Liquid rubber polyurethanes


#1

Hi there,

For a while now I have been making parts to sell from PLA plastic via 3D printing.

What I really need, however, is a way to make these parts from a semi flexible, non-brittle rubber/silicone.

I have found items such as:


and it looks like it could be suitable (I could make or 3D print a mould so that’s not an issue)

However, what’s complicating matters for me are the warnings that these liquid polyurethane rubbers can irritate skin. My part would be worn touching the skin for long periods of time (consecutive days etc, maybe up to a week or even every day constantly) without much of a break. Due to this, I need to be sure that the product isn’t going to cause a negative reaction for someone who uses the product.

From what I have read, it seems that these polyurethane rubber warnings are more to do with the stage before it has been mixed and has had chance to set. It’s not an issue for me if it is irritating to skin during this stage…but how about after it has set? Does anyone know if skin irritation due to the chemical make-up of the rubber is possible? If so, how likely?

I appreciate that these are not easy questions to answer and I am not looking for any legal guarantee…just the opinion of someone who has done something similar and observed the results!

Any answers or help would be greatly appreciated!

Best wishes,

Dan.


#2

In Most cases once cured it is inert… Some people could have a reaction just like they have a reaction to latex.

Added
One thing with Flexible Urethane. Make sure you use a good silicone release/Barrier agent… That stuff bonds to everything. Preferably Silicone/RTV molds are the best.


#3

wow…that was quick!

Thanks for your response, really appreciate it :+1:

Definitely something to look into then…


#4

Whether a product like that is skin-safe when cured is often going to depend on how it’s processed, especially if the liquids are not safe. I would try to shop for a flexible urethane (or silicone!) that is advertised as skin safe/biocompatible/fda-approved-for-food-contact/medical-grade or something Iike that, and has very detail instructions about what you need to do to make sure it meets that standard when it is cured. Bonus points if there’s a test you can run on your part to make sure it’s properly cured.


#5

Ordinary compounded urethane elastomers are NOT suitable for prolonged skin contact.

anything short of a perfect proportion perfectly mixed is going to have uncompounded material that will sweat out and is toxic.

Thermoplastic Urethanes can be medical grade and safe- but they require injection molding. You might be able to make an injection mold to inject TPU parts on the form 2 using high temp resin.

However you CAN mix and pour certain platinum cure silicones that are safe for prolonged skin exposure.
Given that compounded urethanes can cause allergic bronchitis, and skin reactions, I would recommend you source a Food Grade platinum silicone with very low cure inhibition.


#6

Thanks for your responses guys :+1:

My issue is that I need something around shore a hardness 70 (not 100% sure yet), and the skin-safe or medical grade rubbers/silicones all seem to be in the 15-30 range…

Maybe I’ll have to reconsider the process I’m going to use,

Thanks for your help!

Dan


#7

Maybe not quite as hard as you would like but here is a platinum-cure silicone with Shore 30A:

Smooth-On makes great products.

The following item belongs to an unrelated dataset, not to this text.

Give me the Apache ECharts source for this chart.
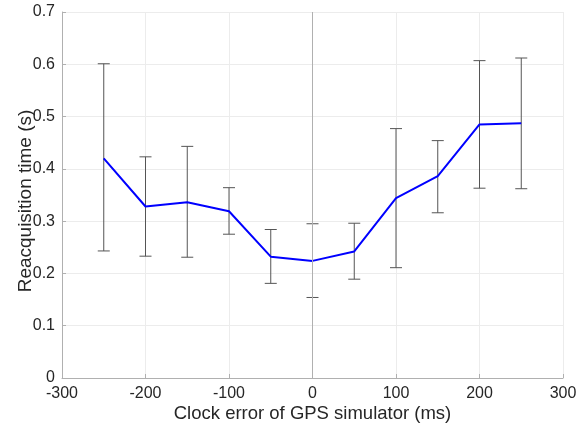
<!DOCTYPE html>
<html><head><meta charset="utf-8">
<script src="https://cdn.jsdelivr.net/npm/echarts@6/dist/echarts.min.js"></script>
<style>html,body{margin:0;padding:0;background:#fff}#c{width:588px;height:430px}</style>
</head><body><div id="c"></div>
<script>
const clockErr = [-250, -200, -150, -100, -50, 0, 50, 100, 150, 200, 250];
const meanTime = [0.420, 0.328, 0.336, 0.319, 0.232, 0.224, 0.242, 0.344, 0.386, 0.485, 0.487];
const lowerTime = [0.243, 0.233, 0.231, 0.275, 0.181, 0.154, 0.189, 0.211, 0.316, 0.363, 0.362];
const upperTime = [0.601, 0.423, 0.443, 0.364, 0.284, 0.295, 0.296, 0.477, 0.454, 0.607, 0.612];
const xTicks = [-300, -200, -100, 0, 100, 200, 300];
const yTicks = [0, 0.1, 0.2, 0.3, 0.4, 0.5, 0.6, 0.7];

const chart = echarts.init(document.getElementById('c'), null, {renderer: 'canvas'});
const font = 'Liberation Sans, Arial, sans-serif';
const errData = clockErr.map((x, i) => [x, lowerTime[i], upperTime[i]]);
chart.setOption({
  animation: false,
  grid: {left: 62, right: 25, top: 12, bottom: 52, containLabel: false, outerBoundsMode: 'none'},
  xAxis: {
    type: 'value', min: -300, max: 300, interval: 100,
    name: 'Clock error of GPS simulator (ms)', nameLocation: 'middle', nameGap: 26, nameMoveOverlap: false,
    nameTextStyle: {fontFamily: font, fontSize: 18.5, color: '#262626'},
    axisLine: {show: true, onZero: false, lineStyle: {color: '#b0b0b0', width: 1}},
    axisTick: {show: true, inside: true, length: 4, lineStyle: {color: '#b0b0b0'}},
    axisLabel: {fontFamily: font, fontSize: 16, color: '#262626', margin: 8,
      formatter: v => xTicks.includes(Math.round(v)) ? String(Math.round(v)) : ''},
    splitLine: {show: true, lineStyle: {color: '#ececec', width: 1}}
  },
  yAxis: {
    type: 'value', min: 0, max: 0.7, interval: 0.1,
    name: 'Reacquisition time (s)', nameLocation: 'middle', nameGap: 27, nameMoveOverlap: false,
    nameTextStyle: {fontFamily: font, fontSize: 19, color: '#262626', padding: [0, 12, 0, 0]},
    axisLine: {show: true, onZero: false, lineStyle: {color: '#b0b0b0', width: 1}},
    axisTick: {show: true, inside: true, length: 4, lineStyle: {color: '#b0b0b0'}},
    axisLabel: {fontFamily: font, fontSize: 16, color: '#262626', margin: 7,
      formatter: v => yTicks.includes(+v.toFixed(1)) ? String(+v.toFixed(1)) : ''},
    splitLine: {show: true, lineStyle: {color: '#ececec', width: 1}}
  },
  series: [
    {
      type: 'line', data: clockErr.map((x, i) => [x, meanTime[i]]),
      showSymbol: false, symbol: 'none', z: 3,
      lineStyle: {color: '#0000ff', width: 2},
      markLine: {silent: true, symbol: 'none', label: {show: false},
        lineStyle: {color: '#b0b0b0', width: 1, type: 'solid'},
        data: [{xAxis: 0}]}
    },
    {
      type: 'custom', data: errData, z: 2,
      renderItem: (params, api) => {
        const x = api.value(0);
        const lo = api.coord([x, api.value(1)]);
        const hi = api.coord([x, api.value(2)]);
        const w = 6;
        const st = {stroke: '#555555', lineWidth: 1};
        return {type: 'group', children: [
          {type: 'line', shape: {x1: lo[0], y1: lo[1], x2: hi[0], y2: hi[1]}, style: st},
          {type: 'line', shape: {x1: lo[0]-w, y1: lo[1], x2: lo[0]+w, y2: lo[1]}, style: st},
          {type: 'line', shape: {x1: hi[0]-w, y1: hi[1], x2: hi[0]+w, y2: hi[1]}, style: st}
        ]};
      }
    }
  ]
});
</script></body></html>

Maybe consider having an insert to stiffen it up if necessary.


#8

you can find silicones in shoreA- 60 to 70
Silpak makes some-


#9

Thanks both of you :+1:

I am a little confused about the differences (of if there are any at all) between rubber urethanes and silicones, in terms of safeness for prolonged skin contact?

@Sculptingman are these shore a60/70 silicones suitable for prolonged use on skin? If so, they could be perfect:+1:

Thanks again,

Dan


#10

So I am not sure what you are doing that has prolonged skin contact.

I am in medical devices and we are required to do biocompatibility studies if there is prolonged contact with the skin. Some manufacturers have a strong master file with biocompatibility testing and you can rely on that rather than running the testing yourself (which is usually ~$20k and takes ~3 months). So if you locate a material you are interested in you can contact the manufacturer and ask them if they have a master file with biocompatibility testing. I would strongly recommend finding a supplier with the right testing on file.


#11

Ordinary skin contact does not require a surgical grade silicone.
Most any platinum cured system would likely do- but to be safe- i would opt for a Food Grade material.
You simply ask the suppliers if they have a food grade silicone between shore 55 and 70.

Be aware, tho, that silicone does NOT ‘breathe’- prolonged contact with the skin will cut off the skin from oxygen and not allow sweat or oils to evaporate- this will at the very least cause the kind of issue you get from having a bandaid on for a really long time- that white, slimy, deadlooking patch of skin.
And Some folks will still have a reaction because of the sweat and skin oils accumulating and causing irritation. They are not reacting to the silicone- but to the fact that it traps their own exuded toxins against their skin.

this is why rubber insoles are made of foamed rubber and even then covered with a fabric- to allow some air circulation and the wicking of moisture away from the skin.